Scientific classification
- Kingdom: Plantae
- Clade: Embryophytes
- Clade: Tracheophytes
- Clade: Spermatophytes
- Clade: Angiosperms
- Clade: Eudicots
- Clade: Rosids
- Order: Myrtales
- Family: Myrtaceae
- Genus: Melaleuca
- Species: M. arcana
- Binomial name: Melaleuca arcana S.T.Blake
- Synonyms: Melaleuca leucadendra f. ruscifolia Cheel

= Melaleuca arcana =

- Genus: Melaleuca
- Species: arcana
- Authority: S.T.Blake
- Conservation status: LC
- Synonyms: Melaleuca leucadendra f. ruscifolia Cheel

Species of shrub

Melaleuca arcana is a small tree or large shrub in the myrtle family, Myrtaceae and is endemic to Cape York Peninsula in northern Australia. It has papery bark and small heads of white flowers in summer.

==Description==
Melaleuca arcana grows to a height of 0.5-15 m and has whitish, papery bark. Its leaves are arranged alternately, 23-75 mm long, 7-26 mm wide, broadly egg-shaped with a blunt tip and with 5 to 11 parallel veins.

The flowers are white or cream, sometimes pinkish and arranged in heads on the ends of branches which continue to grow after flowering and in the upper leaf axils. The heads are up to 18 mm in diameter and contain between 5 and 11 groups of flowers in threes. The stamens are arranged in 5 bundles around the flowers and each bundle contains 6 to 9 stamens. Flowering occurs unpredictably throughout the year and is followed by fruit which are woody capsules 2.5-4 mm long, arranged in cylindrical spikes. The seeds are released within a year when the fruits are mature.

==Taxonomy and naming==
The species was first formally described in 1968 by Stanley Thatcher Blake from a specimen collected north-west of Cooktown and west of Cape Bedford in Three Islands National Park. The specific epithet (arcana) is from the Latin arcanus, meaning "secret" or "mysterious" in reference to the species' apparent rarity.

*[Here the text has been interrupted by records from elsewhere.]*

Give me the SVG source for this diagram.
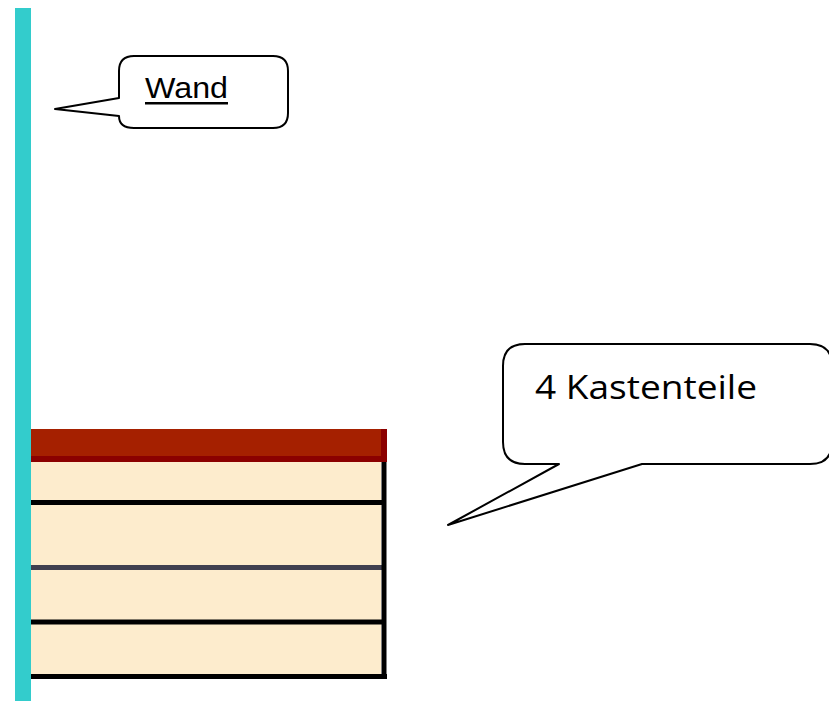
<svg xmlns="http://www.w3.org/2000/svg" width="829" height="701" viewBox="0 0 829 701">
  <style>
    .callout { fill: #ffffff; stroke: #000000; stroke-width: 2; stroke-linejoin: round; }
    .label { font-family: "Liberation Sans", Arial, sans-serif; fill: #000000; }
    .part { fill: #FDECCD; }
    .sep { stroke: #000000; stroke-width: 5; }
  </style>

  <!-- wall -->
  <g id="wall">
    <rect x="15" y="8" width="16" height="693" fill="#33CCCC"/>
  </g>

  <!-- box made of four parts with a red lid -->
  <g id="box">
    <rect class="part" x="31" y="462" width="350" height="214"/>
    <rect x="31" y="429" width="350" height="27" fill="#A52000"/>
    <rect x="31" y="456" width="350" height="6" fill="#8B0000"/>
    <rect x="381" y="429" width="6" height="33" fill="#8B0000"/>
    <line class="sep" x1="31" y1="502.5" x2="384" y2="502.5"/>
    <line x1="31" y1="567.5" x2="384" y2="567.5" stroke="#404050" stroke-width="5"/>
    <line class="sep" x1="31" y1="622" x2="384" y2="622"/>
    <line class="sep" x1="31" y1="676.5" x2="387" y2="676.5"/>
    <line class="sep" x1="384" y1="462" x2="384" y2="679"/>
  </g>

  <!-- callout: Wand -->
  <g id="callout-wand">
    <path class="callout" d="M134,56 H273 Q288,56 288,71 V113 Q288,128 273,128 H134 Q119,128 119,116 L55,109 L119,98 V71 Q119,56 134,56 Z"/>
    <text class="label" x="145" y="98" font-size="30" textLength="83" lengthAdjust="spacingAndGlyphs">Wand</text>
    <rect x="145" y="102" width="83" height="2.5" fill="#000000"/>
  </g>

  <!-- callout: 4 Kastenteile -->
  <g id="callout-kasten">
    <path class="callout" d="M525,344 H810 Q832,344 832,366 V442 Q832,464 810,464 H642 L448,525 L559,464 H525 Q503,464 503,442 V366 Q503,344 525,344 Z"/>
    <text x="535" y="399" font-family="'Open Sans', 'Noto Sans', sans-serif" font-size="33" textLength="222" lengthAdjust="spacingAndGlyphs" fill="#000000">4 Kastenteile</text>
  </g>
</svg>
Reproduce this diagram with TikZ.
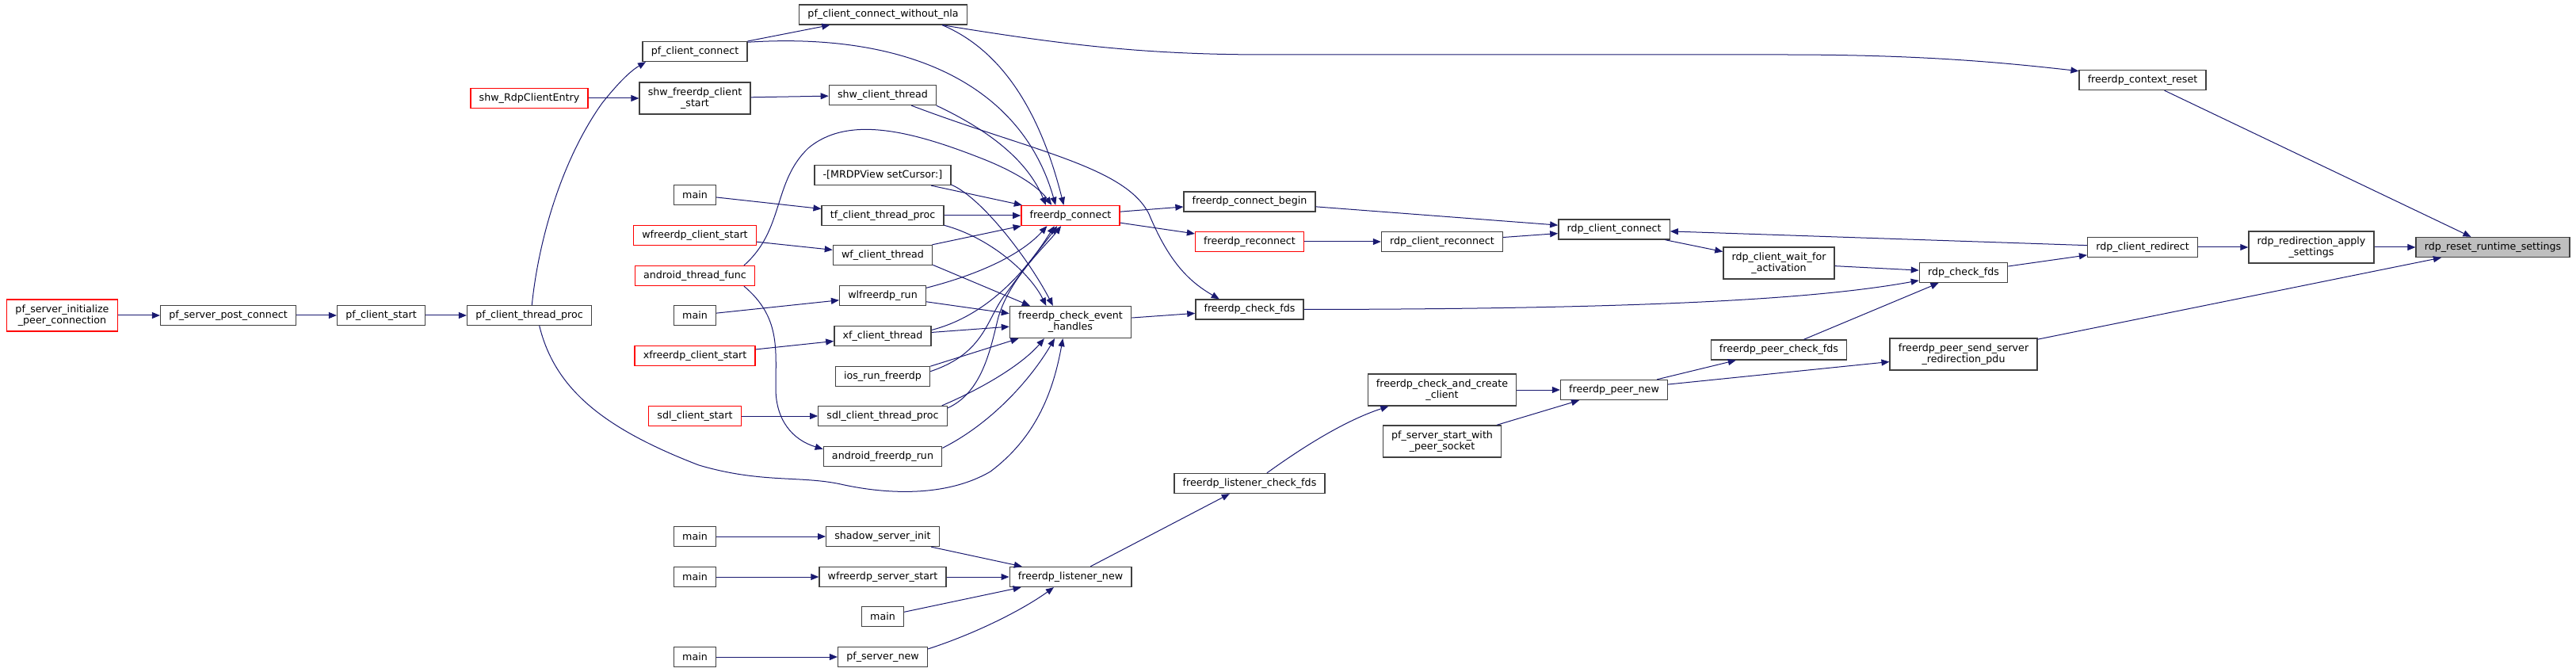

==Distribution and habitat==
Melaleuca incana occurs on the east coast of Cape York Peninsula in the swales between sand dunes.

==Conservation status==
This melaleuca has the status of least concern in the Government of Queensland Nature Conservation Act 1992.

==Uses==

===Agroforestry===
This species is useful for sand stabilisation in coastal areas and it is a good source of honey.

===Timber===
The wood can be used for posts and railway ties.

===Horticulture===
In some situations this species may be preferable to Melaleuca leucadendron as a street tree because of its smaller size at maturity. It has been grown as far south as Brisbane.